Collected data entries
--------
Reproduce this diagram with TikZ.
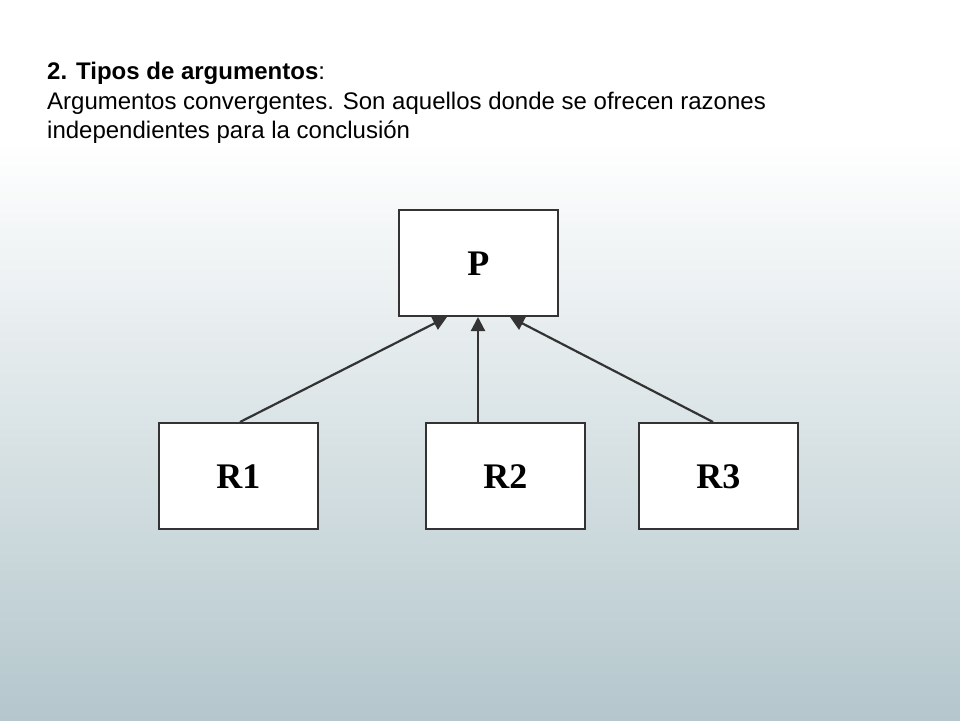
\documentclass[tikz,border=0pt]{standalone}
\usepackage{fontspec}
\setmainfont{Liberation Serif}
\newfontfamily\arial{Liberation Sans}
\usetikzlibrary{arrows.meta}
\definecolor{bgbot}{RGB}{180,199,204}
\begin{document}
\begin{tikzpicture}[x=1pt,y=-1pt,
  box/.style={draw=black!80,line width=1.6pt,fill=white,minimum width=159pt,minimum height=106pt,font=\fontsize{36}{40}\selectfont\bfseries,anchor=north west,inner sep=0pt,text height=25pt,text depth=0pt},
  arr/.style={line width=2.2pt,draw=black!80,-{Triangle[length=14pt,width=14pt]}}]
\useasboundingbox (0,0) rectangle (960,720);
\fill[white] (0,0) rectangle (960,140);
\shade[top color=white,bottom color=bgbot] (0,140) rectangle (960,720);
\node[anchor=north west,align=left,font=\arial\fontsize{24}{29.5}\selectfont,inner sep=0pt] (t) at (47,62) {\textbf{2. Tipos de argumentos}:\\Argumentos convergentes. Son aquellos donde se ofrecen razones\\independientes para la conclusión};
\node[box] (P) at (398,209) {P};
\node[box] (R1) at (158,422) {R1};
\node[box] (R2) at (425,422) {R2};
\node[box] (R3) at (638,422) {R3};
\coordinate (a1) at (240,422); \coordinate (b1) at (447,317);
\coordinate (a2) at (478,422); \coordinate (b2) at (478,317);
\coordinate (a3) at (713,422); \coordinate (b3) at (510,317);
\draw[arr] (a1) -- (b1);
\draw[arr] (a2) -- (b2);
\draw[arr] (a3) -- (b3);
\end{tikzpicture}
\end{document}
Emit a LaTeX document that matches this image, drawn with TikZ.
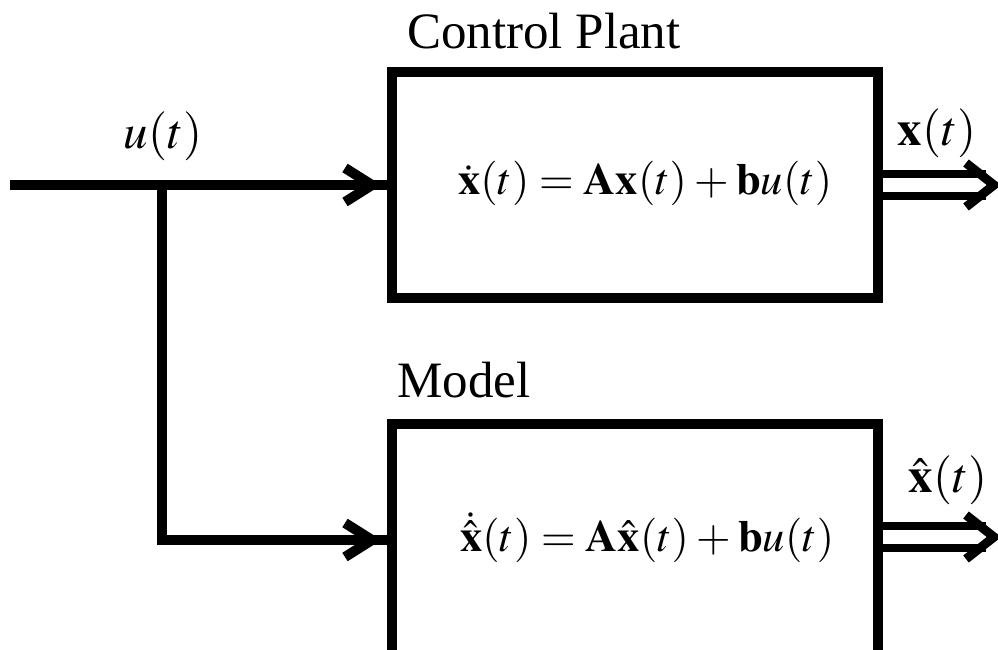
--------
Transcribe the records above exactly, leaving out every picture.

Reproduce this diagram with TikZ.
\documentclass[tikz,border=0pt]{standalone}
\usepackage{fontspec}
\setmainfont{Liberation Serif}
\newfontfamily\arial{Liberation Sans}
\usetikzlibrary{arrows.meta}
\definecolor{bgbot}{RGB}{180,199,204}
\begin{document}
\begin{tikzpicture}[x=1pt,y=-1pt,
  box/.style={draw=black!80,line width=1.6pt,fill=white,minimum width=159pt,minimum height=106pt,font=\fontsize{36}{40}\selectfont\bfseries,anchor=north west,inner sep=0pt,text height=25pt,text depth=0pt},
  arr/.style={line width=2.2pt,draw=black!80,-{Triangle[length=14pt,width=14pt]}}]
\useasboundingbox (0,0) rectangle (960,720);
\fill[white] (0,0) rectangle (960,140);
\shade[top color=white,bottom color=bgbot] (0,140) rectangle (960,720);
\node[anchor=north west,align=left,font=\arial\fontsize{24}{29.5}\selectfont,inner sep=0pt] (t) at (47,62) {\textbf{2. Tipos de argumentos}:\\Argumentos convergentes. Son aquellos donde se ofrecen razones\\independientes para la conclusión};
\node[box] (P) at (398,209) {P};
\node[box] (R1) at (158,422) {R1};
\node[box] (R2) at (425,422) {R2};
\node[box] (R3) at (638,422) {R3};
\coordinate (a1) at (240,422); \coordinate (b1) at (447,317);
\coordinate (a2) at (478,422); \coordinate (b2) at (478,317);
\coordinate (a3) at (713,422); \coordinate (b3) at (510,317);
\draw[arr] (a1) -- (b1);
\draw[arr] (a2) -- (b2);
\draw[arr] (a3) -- (b3);
\end{tikzpicture}
\end{document}
Emit a LaTeX document that matches this image, drawn with TikZ.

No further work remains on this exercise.